Resler recommended that Election Finances and Contributions Disclosure Act and the Election Act be “combined into one coherent statute to make the legislation more accessible to participants and electors and provide a much-needed opportunity to renumber the legislation.” Currently, eight other provinces and territories have one piece of legislation governing provincial elections.
For many decades, Alberta’s old Progressive Conservative government benefited greatly from large corporate donors which would help keep the governing party’s campaign war-chest flush with cash. It was well-known in Alberta political circles that the PC Party had the goal of always having enough money in their bank account to run two back-to-back election campaigns at any time. And usually they did.
Here are three changes that have been debated by the committee recently:
Reimbursements: A motion introduced by Edmonton-Ellerslie MLA Rod Loyola on August 10, 2016 recommended “that the Election Finances and Contributions Disclosure Act be amended to provide for a rebate of 50 per cent of registered parties’ and registered candidates’ campaign expenditures provided that campaigns receive at least 10 per cent of the vote cast and file all required financial returns.” Similar subsidies exist in federal elections and in many other provinces.
I understand the arguments in favour of this policy, but unfortunately the NDP MLAs are not going into great lengths to explain them. I do not believe these types reimbursements actually “level the playing field,” as Mr. Loyola argued when he proposed the motion. These types of reimbursements reward candidates and parties that spend the most money, even if they lose the election. A very generous tax credit system already exists for individuals who donate to candidates and political parties, and in my opinion that should be sufficient.
If the MLAs truly want to level the playing field through a financial reimbursement program, they should study the funding system that existed federally between 2004 and 2015, which tied a financial reimbursement to political parties to the number of votes they earned in an election.
Spending Limits: Last week, I wrote about the committee’s recommendation to create campaign spending limits and I was pleased to see Calgary-Shaw MLA Graham Sucha have his original motion amended to raise to initial proposed limits (which I believed were too low). The new proposal would increase the limits per campaign to $70,000 for local campaigns and an $80,000 limit for four northern constituencies. Party province-wide campaign would be limited to spending $0.80 per eligible voter, which is similar to the limit that exists in Ontario.
I do believe it is arbitrary to simply name four constituencies as exemptions, as the province’s electoral boundaries will be redrawn before the next election and these four constituency may not exist in their current form when the next election is called. It might make more sense to create a formula based on population and geography to determine whether special exceptions are required for spending limits in northern and remote rural constituencies.

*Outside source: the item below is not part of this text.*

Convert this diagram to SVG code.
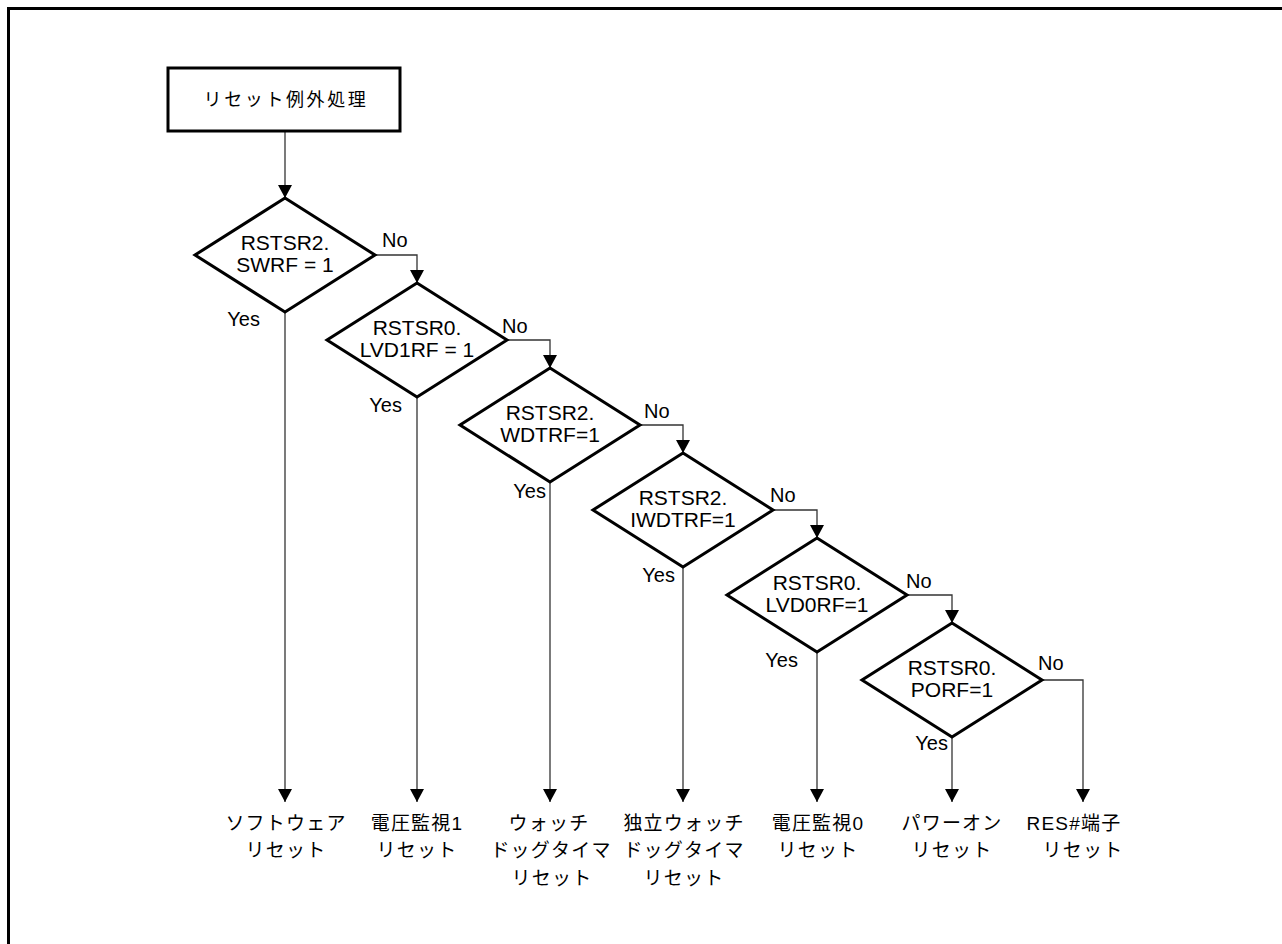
<svg xmlns="http://www.w3.org/2000/svg" width="1282" height="944" viewBox="0 0 1282 944">
<style>
.frame{fill:none;stroke:#000;stroke-width:3}
.box{fill:#fff;stroke:#000;stroke-width:3}
.dia{fill:#fff;stroke:#000;stroke-width:3;stroke-linejoin:miter}
.con{fill:none;stroke:#333;stroke-width:1.3}
.t{font-family:"Liberation Sans","Noto Sans CJK JP",sans-serif;fill:#000}
.dt{font-size:21px;text-anchor:middle}
.yn{font-size:20px}
.lbl{font-size:19px;letter-spacing:1.2px;text-anchor:middle}
.title{font-size:18px;letter-spacing:2.6px;text-anchor:middle}
</style>
<defs>
<marker id="arr" markerWidth="14" markerHeight="14" refX="13" refY="7" orient="auto" markerUnits="userSpaceOnUse">
<path d="M0,0 L13,7 L0,14 Z" fill="#000"/>
</marker>
</defs>
<rect width="1282" height="944" fill="#fff"/>
<path class="frame" d="M8.5,950 V8.5 H1290"/>

<g id="connectors">
<path class="con" d="M285,131 V198" marker-end="url(#arr)"/>
<path class="con" d="M375,255 H417 V283" marker-end="url(#arr)"/>
<path class="con" d="M507,340 H550 V368" marker-end="url(#arr)"/>
<path class="con" d="M640,425 H683 V453" marker-end="url(#arr)"/>
<path class="con" d="M773,510 H817 V538" marker-end="url(#arr)"/>
<path class="con" d="M907,595 H952 V623" marker-end="url(#arr)"/>
<path class="con" d="M1042,680 H1083 V802" marker-end="url(#arr)"/>
<path class="con" d="M285,312 V802" marker-end="url(#arr)"/>
<path class="con" d="M417,397 V802" marker-end="url(#arr)"/>
<path class="con" d="M550,482 V802" marker-end="url(#arr)"/>
<path class="con" d="M683,567 V802" marker-end="url(#arr)"/>
<path class="con" d="M817,652 V802" marker-end="url(#arr)"/>
<path class="con" d="M952,737 V802" marker-end="url(#arr)"/>
<text class="t yn" x="382" y="247">No</text>
<text class="t yn" x="502" y="333">No</text>
<text class="t yn" x="644" y="418">No</text>
<text class="t yn" x="770" y="502">No</text>
<text class="t yn" x="906" y="588">No</text>
<text class="t yn" x="1038" y="670">No</text>
<text class="t yn" x="260" y="326" text-anchor="end">Yes</text>
<text class="t yn" x="402" y="412" text-anchor="end">Yes</text>
<text class="t yn" x="546" y="498" text-anchor="end">Yes</text>
<text class="t yn" x="675" y="582" text-anchor="end">Yes</text>
<text class="t yn" x="798" y="667" text-anchor="end">Yes</text>
<text class="t yn" x="948" y="750" text-anchor="end">Yes</text>
</g>

<g id="start">
<rect class="box" x="168" y="68" width="232" height="63"/>
<text class="t title" x="286" y="106">リセット例外処理</text>
</g>

<g id="d1">
<path class="dia" d="M285,198 L375,255 L285,312 L195,255 Z"/>
<text class="t dt" x="285" y="250">RSTSR2.</text>
<text class="t dt" x="285" y="272">SWRF = 1</text>
</g>
<g id="d2">
<path class="dia" d="M417,283 L507,340 L417,397 L327,340 Z"/>
<text class="t dt" x="417" y="335">RSTSR0.</text>
<text class="t dt" x="417" y="357">LVD1RF = 1</text>
</g>
<g id="d3">
<path class="dia" d="M550,368 L640,425 L550,482 L460,425 Z"/>
<text class="t dt" x="550" y="420">RSTSR2.</text>
<text class="t dt" x="550" y="442">WDTRF=1</text>
</g>
<g id="d4">
<path class="dia" d="M683,453 L773,510 L683,567 L593,510 Z"/>
<text class="t dt" x="683" y="505">RSTSR2.</text>
<text class="t dt" x="683" y="527">IWDTRF=1</text>
</g>
<g id="d5">
<path class="dia" d="M817,538 L907,595 L817,652 L727,595 Z"/>
<text class="t dt" x="817" y="590">RSTSR0.</text>
<text class="t dt" x="817" y="612">LVD0RF=1</text>
</g>
<g id="d6">
<path class="dia" d="M952,623 L1042,680 L952,737 L862,680 Z"/>
<text class="t dt" x="952" y="675">RSTSR0.</text>
<text class="t dt" x="952" y="697">PORF=1</text>
</g>

<g id="r1"><text class="t lbl" x="286" y="830">ソフトウェア</text><text class="t lbl" x="286" y="857">リセット</text></g>
<g id="r2"><text class="t lbl" x="417" y="830">電圧監視1</text><text class="t lbl" x="417" y="857">リセット</text></g>
<g id="r3"><text class="t lbl" x="549" y="830">ウォッチ</text><text class="t lbl" x="551" y="857">ドッグタイマ</text><text class="t lbl" x="552" y="885">リセット</text></g>
<g id="r4"><text class="t lbl" x="684" y="830">独立ウォッチ</text><text class="t lbl" x="684" y="857">ドッグタイマ</text><text class="t lbl" x="684" y="885">リセット</text></g>
<g id="r5"><text class="t lbl" x="818" y="830">電圧監視0</text><text class="t lbl" x="818" y="857">リセット</text></g>
<g id="r6"><text class="t lbl" x="952" y="830">パワーオン</text><text class="t lbl" x="952" y="857">リセット</text></g>
<g id="r7"><text class="t lbl" x="1074" y="830">RES#端子</text><text class="t lbl" x="1083" y="857">リセット</text></g>
</svg>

Donation Limits: Currently, any individual can donate a maximum of $15,000 annually to a political party outside of election periods and $30,000 to a political party during election periods. A motion introduced by Edmonton-Decore MLA Chris Nielsen and amended by Bonnyville-ColdLake MLA Scott Cyr would lower financial contribution limits to $4,000 during election periods and $2,300 outside election periods.
The committee continues to meet this week, so I am anticipating there will be more to write about in the days to come.